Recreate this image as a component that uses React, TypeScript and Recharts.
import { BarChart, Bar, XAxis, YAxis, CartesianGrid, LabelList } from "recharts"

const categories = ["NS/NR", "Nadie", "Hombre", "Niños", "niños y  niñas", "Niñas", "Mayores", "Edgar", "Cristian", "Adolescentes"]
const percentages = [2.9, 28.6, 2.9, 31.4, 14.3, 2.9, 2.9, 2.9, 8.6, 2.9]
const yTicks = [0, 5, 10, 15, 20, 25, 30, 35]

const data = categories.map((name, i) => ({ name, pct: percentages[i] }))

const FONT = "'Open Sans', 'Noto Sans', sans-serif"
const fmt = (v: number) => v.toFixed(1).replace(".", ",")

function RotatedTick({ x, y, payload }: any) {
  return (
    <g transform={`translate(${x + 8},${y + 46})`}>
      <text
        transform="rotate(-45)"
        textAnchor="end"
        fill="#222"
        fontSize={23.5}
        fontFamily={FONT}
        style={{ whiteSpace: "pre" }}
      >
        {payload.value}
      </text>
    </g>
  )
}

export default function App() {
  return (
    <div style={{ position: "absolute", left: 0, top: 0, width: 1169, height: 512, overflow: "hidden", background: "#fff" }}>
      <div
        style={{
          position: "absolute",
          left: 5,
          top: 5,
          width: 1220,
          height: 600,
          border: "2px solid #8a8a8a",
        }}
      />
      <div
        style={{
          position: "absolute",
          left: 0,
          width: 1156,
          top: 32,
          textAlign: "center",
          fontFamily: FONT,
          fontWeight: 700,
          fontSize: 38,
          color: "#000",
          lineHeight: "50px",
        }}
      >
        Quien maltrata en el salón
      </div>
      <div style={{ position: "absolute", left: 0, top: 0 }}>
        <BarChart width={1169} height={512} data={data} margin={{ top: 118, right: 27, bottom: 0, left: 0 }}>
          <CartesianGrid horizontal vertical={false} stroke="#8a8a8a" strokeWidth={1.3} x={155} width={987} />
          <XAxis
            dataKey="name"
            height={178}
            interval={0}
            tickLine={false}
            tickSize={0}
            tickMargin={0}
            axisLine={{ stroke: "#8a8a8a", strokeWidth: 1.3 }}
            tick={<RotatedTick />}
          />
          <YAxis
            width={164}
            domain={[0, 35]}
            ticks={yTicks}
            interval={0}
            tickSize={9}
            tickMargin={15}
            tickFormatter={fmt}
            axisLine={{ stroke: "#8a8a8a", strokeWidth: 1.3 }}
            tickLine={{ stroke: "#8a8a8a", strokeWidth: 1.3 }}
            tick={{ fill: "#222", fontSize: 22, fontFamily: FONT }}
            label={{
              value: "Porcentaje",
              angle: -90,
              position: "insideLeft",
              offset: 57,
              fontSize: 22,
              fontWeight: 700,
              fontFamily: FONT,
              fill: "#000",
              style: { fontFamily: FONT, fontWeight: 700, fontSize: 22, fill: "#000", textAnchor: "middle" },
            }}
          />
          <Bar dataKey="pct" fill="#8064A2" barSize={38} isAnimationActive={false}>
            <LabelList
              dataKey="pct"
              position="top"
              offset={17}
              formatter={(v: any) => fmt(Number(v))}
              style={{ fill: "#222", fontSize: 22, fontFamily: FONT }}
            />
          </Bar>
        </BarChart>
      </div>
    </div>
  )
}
● ● ● ● ●
Problem details —
Retype all of the data shown above, word for word.

Solution for this exercise —
Recreate this image as a component that uses React, TypeScript and Recharts.
import { BarChart, Bar, XAxis, YAxis, CartesianGrid, LabelList } from "recharts"

const categories = ["NS/NR", "Nadie", "Hombre", "Niños", "niños y  niñas", "Niñas", "Mayores", "Edgar", "Cristian", "Adolescentes"]
const percentages = [2.9, 28.6, 2.9, 31.4, 14.3, 2.9, 2.9, 2.9, 8.6, 2.9]
const yTicks = [0, 5, 10, 15, 20, 25, 30, 35]

const data = categories.map((name, i) => ({ name, pct: percentages[i] }))

const FONT = "'Open Sans', 'Noto Sans', sans-serif"
const fmt = (v: number) => v.toFixed(1).replace(".", ",")

function RotatedTick({ x, y, payload }: any) {
  return (
    <g transform={`translate(${x + 8},${y + 46})`}>
      <text
        transform="rotate(-45)"
        textAnchor="end"
        fill="#222"
        fontSize={23.5}
        fontFamily={FONT}
        style={{ whiteSpace: "pre" }}
      >
        {payload.value}
      </text>
    </g>
  )
}

export default function App() {
  return (
    <div style={{ position: "absolute", left: 0, top: 0, width: 1169, height: 512, overflow: "hidden", background: "#fff" }}>
      <div
        style={{
          position: "absolute",
          left: 5,
          top: 5,
          width: 1220,
          height: 600,
          border: "2px solid #8a8a8a",
        }}
      />
      <div
        style={{
          position: "absolute",
          left: 0,
          width: 1156,
          top: 32,
          textAlign: "center",
          fontFamily: FONT,
          fontWeight: 700,
          fontSize: 38,
          color: "#000",
          lineHeight: "50px",
        }}
      >
        Quien maltrata en el salón
      </div>
      <div style={{ position: "absolute", left: 0, top: 0 }}>
        <BarChart width={1169} height={512} data={data} margin={{ top: 118, right: 27, bottom: 0, left: 0 }}>
          <CartesianGrid horizontal vertical={false} stroke="#8a8a8a" strokeWidth={1.3} x={155} width={987} />
          <XAxis
            dataKey="name"
            height={178}
            interval={0}
            tickLine={false}
            tickSize={0}
            tickMargin={0}
            axisLine={{ stroke: "#8a8a8a", strokeWidth: 1.3 }}
            tick={<RotatedTick />}
          />
          <YAxis
            width={164}
            domain={[0, 35]}
            ticks={yTicks}
            interval={0}
            tickSize={9}
            tickMargin={15}
            tickFormatter={fmt}
            axisLine={{ stroke: "#8a8a8a", strokeWidth: 1.3 }}
            tickLine={{ stroke: "#8a8a8a", strokeWidth: 1.3 }}
            tick={{ fill: "#222", fontSize: 22, fontFamily: FONT }}
            label={{
              value: "Porcentaje",
              angle: -90,
              position: "insideLeft",
              offset: 57,
              fontSize: 22,
              fontWeight: 700,
              fontFamily: FONT,
              fill: "#000",
              style: { fontFamily: FONT, fontWeight: 700, fontSize: 22, fill: "#000", textAnchor: "middle" },
            }}
          />
          <Bar dataKey="pct" fill="#8064A2" barSize={38} isAnimationActive={false}>
            <LabelList
              dataKey="pct"
              position="top"
              offset={17}
              formatter={(v: any) => fmt(Number(v))}
              style={{ fill: "#222", fontSize: 22, fontFamily: FONT }}
            />
          </Bar>
        </BarChart>
      </div>
    </div>
  )
}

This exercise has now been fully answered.